D. Va anche sottolineato che Dagospia produce utili da molto tempo, a differenza di tutti gli altri siti di informazione che invece perdono soldi da sempre_
R. Perché io lavoro 10 ore al giorno. Quante trombate avrei potuto fare, quanto bordello, invece di stare qui tutti i giorni a scrivere una marea di cacchiate. Ma 15 anni fa ho preso questa decisione. Non ne potevo più di direttori e capiredattori che non sapevano nulla, non capivano niente. Sono diventato padrone di me stesso.
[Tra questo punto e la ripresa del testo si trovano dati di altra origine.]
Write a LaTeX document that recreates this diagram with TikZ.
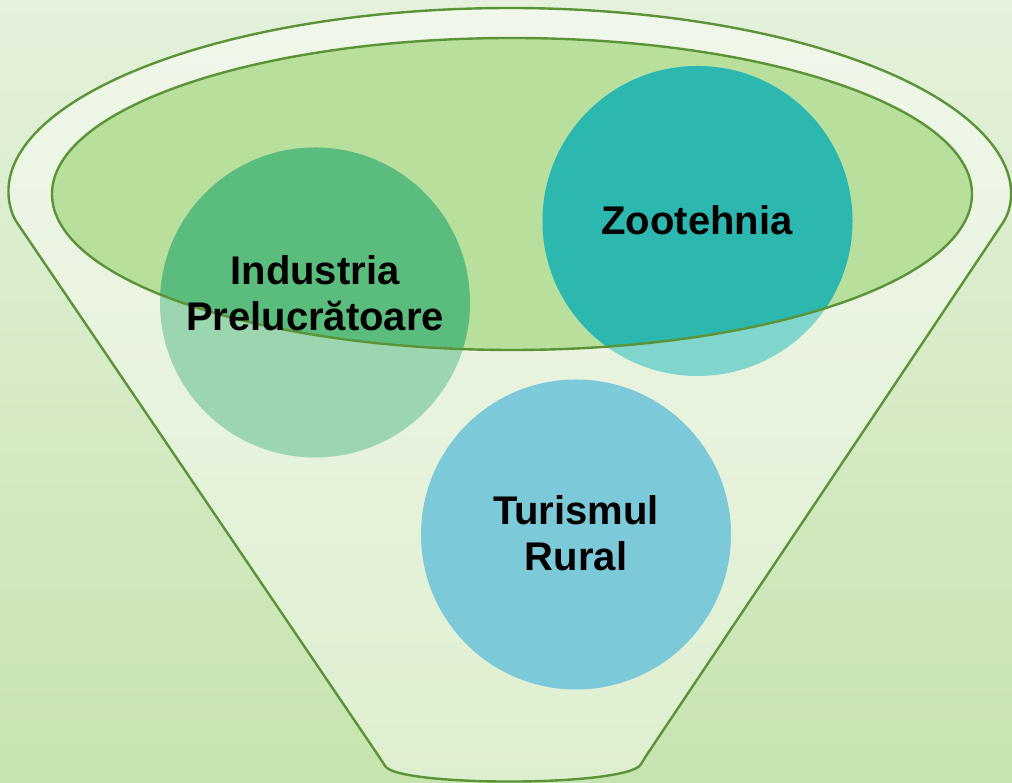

Io ho avuto ragione, loro sono stati licenziati. Dagospia si è affermato pur non avendo dietro nessun grande giornale.
D. Lo scorso anno ha iniziato ad arricchire la sua redazione con arrivi di un certo peso. Le piacerebbe proseguire con questa espansione?
R. Ora siamo in sei, me compreso. Certo che mi piacerebbe. Ma, in tutta sincerità, io non so quanto incasserò di pubblicità in gennaio o in febbraio. L’unica certezza che ho è che dovrò preparare le buste paga ai miei dipendenti. Perciò_
D. In questi giorni è stata messa in liquidazione volontaria la società Crazy boys, fondata nel 2003 e controllata al 100% da Dagospia. Come mai?
R. Crazy boys si occupava della iniziativa Dagosex. Anni fa volevo sviluppare questo progetto sulla cultura erotica, pescando nel mondo delle inserzioni, delle case di produzione del porno. Ma è andata male, sono partito troppo tardi, ormai il mercato del porno era stato del tutto disintermediato da Youporn e affini, e nessuno faceva pubblicità su Dagosex. È stato un fallimento, Crazy boys era sostanzialmente inattiva, e abbiamo preferito chiudere tutto per evitare di pagare per niente ogni anno il commercialista.
D. Lei controlla il 95% di Dagospia. Prosegue nella ricerca di soci di minoranza?
R. Certo. Il fatto è che non se ne trovano. Ma io la maggioranza non intendo mollarla. Comunque mi aiuti, facciamo un appello: cerco un arabo, un russo, un cinese che abbia voglia di investire in Dagospia. Che tanto solo loro, di questi tempi, possono investire qualcosa.